As you can see from the above example, the overall flow for evaluating an LLM using LLMEvalMetric is as follows:

  1. Define the evaluation metrics using LLMEvalMetric, providing the necessary prompts for each metric.
  2. Create LLMEvalRecord instances for each record you want to evaluate, populating the context with the relevant information that will be injected into the prompts.
  3. Call the evaluate_llm function with the records and metrics to obtain the evaluation results.


llm metric flow

Step 3: Evaluation Configuration

By default, the above evaulate_llm function will execute without any additional configuration. It will extract the defined metric prompts, bind the context variables from each record, and execute the prompts against the defined LLM provider and model and then extract the scores. However, if you want a more robust evaluation, we recommend you provide an EvaluationConfig configured to your needs.

EvaluationConfig allows you to customize the evaluation process in several ways:

  • Specify which fields from the LLMEvalRecord context should be embedded. These embedding will be used to calculate means and similarity scores.
  • Indicate whether you want to compute similarity scores between the embedded fields.
  • Enable clustering to identify patterns in the evaluation results.
  • Enable histogram computations to generate histograms for all numerical fields.

EvaluationConfig documentation

from scouter.evaluate import EvaluationConfig
from scouter.llm.openai import OpenAIEmbeddingConfig
from scouter.llm import Embedder, Provider

#(previous code)...

embedder = Embedder( #(1)
    Provider.OpenAI,
    config=OpenAIEmbeddingConfig(
        model="text-embedding-3-small",
        dimensions=512,
    ),
)

results = evaluate_llm(
    records=records,
    metrics=eval_metrics,
    config=EvaluationConfig( #(2)
        embedder=embedder,
        embedding_targets=["user_query", "answer"], #(3)
        compute_similarity=True, #(4)
        cluster=True, #(5)
        compute_histograms=True, #(6)
    ),
)
  1. Create an Embedder instance to generate embeddings for the evaluation records. This is useful for similarity computations and clustering. Here, we are using OpenAI's embedding model.
  2. Pass an EvaluationConfig instance to the evaluate_llm function to customize the evaluation process.
  3. Specify which fields from the LLMEvalRecord context should be embedded. In this case, we are embedding both the user_query and answer. These embedding will be used to calculate means and similarity scores.
  4. Indicate that we want to compute similarity scores between the embedded fields.
  5. If clustering is enabled, Scouter will execute a dbscan with all numerical values (scores, similarity scores, embeddings etc.) to identify clusters of similar records. This can help identify patterns in the evaluation results
  6. Enable histogram computations to generate histograms for all numerical fields

Step 4: Analyzing the Results

The results object (LLMEvalResults) returned from the evaluate_llm function contains a wealth of information about the evaluation. You can access individual record results, overall metrics, and any errors that occurred during the evaluation process.

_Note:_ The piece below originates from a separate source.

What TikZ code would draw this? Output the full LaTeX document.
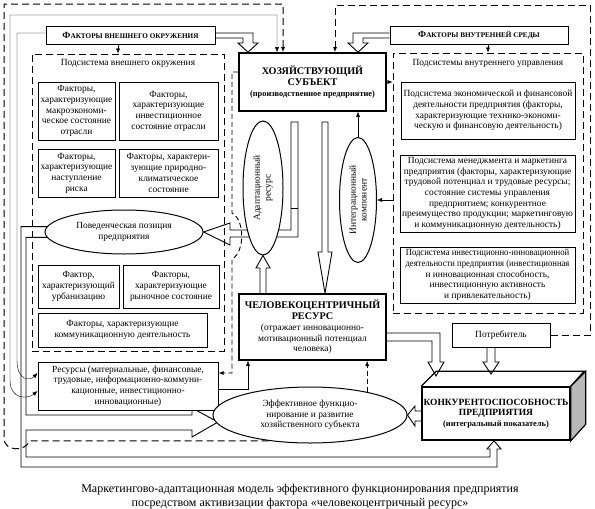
\documentclass[tikz,border=0pt]{standalone}
\usepackage{fontspec}
\setmainfont{Liberation Serif}
\newfontfamily\narrowserif[FakeStretch=0.92]{Liberation Serif}
\usetikzlibrary{arrows.meta,shapes.geometric}

\pgfdeclarelayer{bg}
\pgfsetlayers{bg,main}

\newcommand\hdfont{\fontsize{10.2}{12}\selectfont\bfseries}
\newcommand\kkfont{\fontsize{9.5}{11.5}\selectfont\bfseries}
\newcommand\smbold{\fontsize{8.4}{10}\selectfont\bfseries}

\tikzset{every picture/.style={line width=0.75pt}}
\tikzset{
  >={Latex[length=5pt,width=4pt]},
  txt/.style={font=\fontsize{9.4}{10.7}\selectfont},
  factbox/.style={draw,line width=1pt,fill=white,align=center,inner sep=1pt,txt},
  bigbox/.style={factbox,line width=1.6pt},
  oval/.style={draw,ellipse,line width=1pt,fill=white,align=center,inner sep=0pt,txt},
  dashframe/.style={line width=1pt,dash pattern={on 7pt off 4pt}},
  dashlink/.style={line width=0.9pt,dash pattern={on 5pt off 3pt}},
  hollow/.style={line width=0.9pt,fill=white},
}

\begin{document}
\begin{tikzpicture}[x=1pt,y=1pt,yscale=-1]
\useasboundingbox (0,0) rectangle (595,509);

% Factor groups at the top
\node[factbox,minimum width=169pt,minimum height=18pt] (outerf) at (130.5,35) {\bfseries Ф{\fontsize{7.2}{8}\selectfont АКТОРЫ ВНЕШНЕГО ОКРУЖЕНИЯ}};
\node[factbox,minimum width=178pt,minimum height=18pt] (innerf) at (479,35) {\bfseries Ф{\fontsize{7.2}{8}\selectfont АКТОРЫ ВНУТРЕННЕЙ СРЕДЫ}};
% Enterprise
\node[bigbox,minimum width=147pt,minimum height=58pt] (firm) at (312.5,82) {\hdfont ХОЗЯЙСТВУЮЩИЙ\\ \hdfont СУБЪЕКТ\\ \smbold (производственное предприятие)};

% Subsystem of the external environment
\node[draw,dashframe,minimum width=192pt,minimum height=297pt,inner sep=0pt] (extsys) at (128,202.5) {};
\node[txt] (exttitle) at (128,63) {Подсистема внешнего окружения};
\node[factbox,minimum width=77pt,minimum height=58pt] (macro) at (76.5,111) {Факторы,\\ характеризующие\\ макроэкономи-\\ ческое состояние\\ отрасли};
\node[factbox,minimum width=99pt,minimum height=58pt] (invest) at (168.5,111) {Факторы,\\ характеризующие\\ инвестиционное\\ состояние отрасли};
\node[factbox,minimum width=77pt,minimum height=48pt] (risk) at (76.5,173) {Факторы,\\ характеризующие\\ наступление\\ риска};
\node[factbox,minimum width=99pt,minimum height=48pt] (climate) at (168.5,173) {Факторы, характери-\\ зующие природно-\\ климатическое\\ состояние};
\node[oval,minimum width=158pt,minimum height=44pt] (behav) at (124,232) {Поведенческая позиция\\ предприятия};
\node[factbox,minimum width=81pt,minimum height=43pt] (urban) at (78.5,286.5) {Фактор,\\ характеризующий\\ урбанизацию};
\node[factbox,minimum width=96pt,minimum height=43pt] (market) at (171,286.5) {Факторы,\\ характеризующие\\ рыночное состояние};
\node[factbox,minimum width=169pt,minimum height=34pt] (commun) at (122.5,330) {Факторы, характеризующие\\ коммуникационную деятельность};
\node[factbox,minimum width=180pt,minimum height=48pt] (resources) at (128,386) {Ресурсы (материальные, финансовые,\\ трудовые, информационно-коммуни-\\ кационные, инвестиционно-\\ инновационные)};

% Subsystems of internal management
\node[draw,dashframe,minimum width=190pt,minimum height=260pt,inner sep=0pt] (intsys) at (488,183) {};
\node[txt] (inttitle) at (488,63) {Подсистемы внутреннего управления};
\node[factbox,minimum width=174pt,minimum height=57pt] (econ) at (488,110.5) {Подсистема экономической и финансовой\\ деятельности предприятия (факторы,\\ характеризующие технико-экономи-\\ ческую и финансовую деятельность)};
\node[factbox,minimum width=175pt,minimum height=77pt] (manage) at (487.5,193.5) {Подсистема менеджмента и маркетинга\\ предприятия (факторы, характеризующие\\ трудовой потенциал и трудовые ресурсы;\\ состояние системы управления\\ предприятием; конкурентное\\ преимущество продукции; маркетинговую\\ и коммуникационную деятельность)};
\node[factbox,minimum width=175pt,minimum height=56pt] (innov) at (487.5,275) {\narrowserif Подсистема инвестиционно-инновационной\\ \narrowserif деятельности предприятия (инвестиционная\\ и инновационная способность,\\ инвестиционную активность\\ и привлекательность)};

% Middle column
\node[oval,rotate=90,minimum width=134pt,minimum height=40pt] (adapt) at (263,188) {Адаптационный\\ ресурс};
\node[oval,rotate=90,minimum width=125pt,minimum height=37pt] (integr) at (358,200) {Интеграционный\\ компонент};
\node[bigbox,minimum width=147pt,minimum height=66pt] (humres) at (312.5,327) {\hdfont ЧЕЛОВЕКОЦЕНТРИЧНЫЙ\\ \hdfont РЕСУРС\\ (отражает инновационно-\\ мотивационный потенциал\\ человека)};
\node[oval,minimum width=194pt,minimum height=56pt] (effect) at (310,415) {Эффективное функцио-\\ нирование и развитие\\ хозяйственного субъекта};

% Consumer and competitiveness
\node[factbox,minimum width=98pt,minimum height=24pt] (consumer) at (501,335) {Потребитель};
\node[bigbox,minimum width=148pt,minimum height=53pt] (competit) at (496,413.5) {\kkfont КОНКУРЕНТОСПОСОБНОСТЬ\\ \kkfont ПРЕДПРИЯТИЯ\\ \smbold (интегральный показатель)};
\draw[line width=1.2pt] (competit.north west) -- ++(15,-15) -- ++(148,0) -- (competit.north east);
\draw[line width=1.2pt,fill=gray!55] (competit.north east) -- ++(15,-15) -- ++(0,53) -- (competit.south east) -- cycle;

% Caption
\node[font=\fontsize{12}{14}\selectfont,align=center] (caption) at (300,497) {Маркетингово-адаптационная модель эффективного функционирования предприятия\\ посредством активизации фактора «человекоцентричный ресурс»};

\begin{pgfonlayer}{bg}
% behaviour position to efficiency and competitiveness
\draw[hollow] (behav.176) -| (21,467) -- (497,467) -- (497,449) -- (501,449) -- (competit.south -| 494,0) -- (487,449) -- (490,449) -- (490,457) -- (26,457) -- (26,430) -- (192,430) -- (192,437) -- (218,422) -- (192,408) -- (192,415) -- (26,415) |- (behav.184);
% feedback loops
\draw[dashframe,->] (effect.212) -- ++(-239,0) .. controls +(-4,11) and +(0,14) .. (4,438) -- (4,4) -- (283,4) -- (firm.north -| 283,0);
\draw[dashframe,->] (consumer.east) -- (590,0 |- consumer.east) -- (590,5) -- (335,5) -- (firm.north -| 335,0);
\draw[<->] (firm.north -| 277,0) -- (277,15) -- (10,15) -- (10,380) .. controls (10,400) and (28,399) .. (resources.west |- 0,391);
\draw[->] (outerf.west |- 0,33) -- (17,33) -- (17,360) .. controls (17,381) and (30,381) .. (resources.west |- 0,373);
% factor groups into the enterprise
\draw[hollow] (outerf.east |- 0,33) -- (253,33) -- (253,43) -- (258,43) -- (firm.north -| 248,0) -- (238,43) -- (243,43) -- (243,38) -- (outerf.east |- 0,38);
\draw[hollow] (innerf.west |- 0,33) -- (353,33) -- (353,43) -- (348,43) -- (firm.north -| 358,0) -- (368,43) -- (363,43) -- (363,38) -- (innerf.west |- 0,38);
\draw[->] (outerf.south -| 118,0) -- (extsys.north -| 118,0);
\draw[->] (innerf.south -| 488,0) -- (intsys.north -| 488,0);
\draw[->] (firm.east) -- (intsys.west |- firm.east);
\draw[->] (intsys.west |- integr.south) -- (integr.south);
\draw[->] (integr.east) -- (firm.south -| integr.east);
% adaptation channel to behaviour position
\draw[hollow] (291,122) -- (298,122) -- (298,237) -- (230,237) -- (230,245) -- (behav.east) -- (230,223) -- (230,230) -- (291,230) -- cycle;
\draw[line width=0.9pt] (291,208) -- (298,208);
\draw[dashlink,->] (firm.west |- 0,72) -- (232,72) -- (232,213) .. controls (245,220) and (245,252) .. (232,259) -- (232,373) -- (resources.east |- 0,373);
% human resource links
\draw[hollow] (322,122) -- (328,122) -- (328,252) -- (332,252) -- (humres.north -| 325,0) -- (318,252) -- (322,252) -- cycle;
\draw[hollow] (humres.north -| 260,0) -- (260,268) -- (256,268) -- (adapt.west) -- (270,268) -- (266,268) -- (humres.north -| 266,0);
\draw[->] (resources.east |- 0,389) -- (248,389) -- (humres.south -| 248,0);
\draw[dashlink,->] (effect.22) -- (humres.south -| effect.22);
\draw[hollow] (humres.east |- 0,333) -- (440,333) -- (440,362) -- (444,362) -- (436,376) -- (428,362) -- (432,362) -- (432,341) -- (humres.east |- 0,341);
\draw[hollow] (consumer.south -| 487,0) -- (487,362) -- (483,362) -- (491,374) -- (499,362) -- (495,362) -- (consumer.south -| 495,0);
\draw[hollow] (competit.west |- 0,411) -- (415,411) -- (415,406) -- (effect.east) -- (415,426) -- (415,421) -- (competit.west |- 0,421);
\end{pgfonlayer}
\end{tikzpicture}
\end{document}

# Assess individual record results
results = evaluate_llm(...)


record1_metrics = results["record_1"].metric
print(f"Record 1 Reformulation Quality Score: {record1_metrics['reformulation_quality'].score}")
print(f"Record 1 Reformulation Quality Reason: {record1_metrics['reformulation_quality'].reason}")

print(f"Record 1 Answer Relevance Score: {record1_metrics['answer_relevance'].score}")
print(f"Record 1 Answer Relevance Reason: {record1_metrics['answer_relevance'].reason}")

# Create a dataframe for easier analysis
df = results.to_dataframe() # pandas
print(df.head())

df = results.to_dataframe(polars=True) # polars
print(df.head())

# Access histograms
histograms = results.histograms
for field, histogram in histograms.items():
    print(f"Histogram for {field}: {histogram}")

Please refer to the LLMEvalResults documentation for more details on how to work with the results object.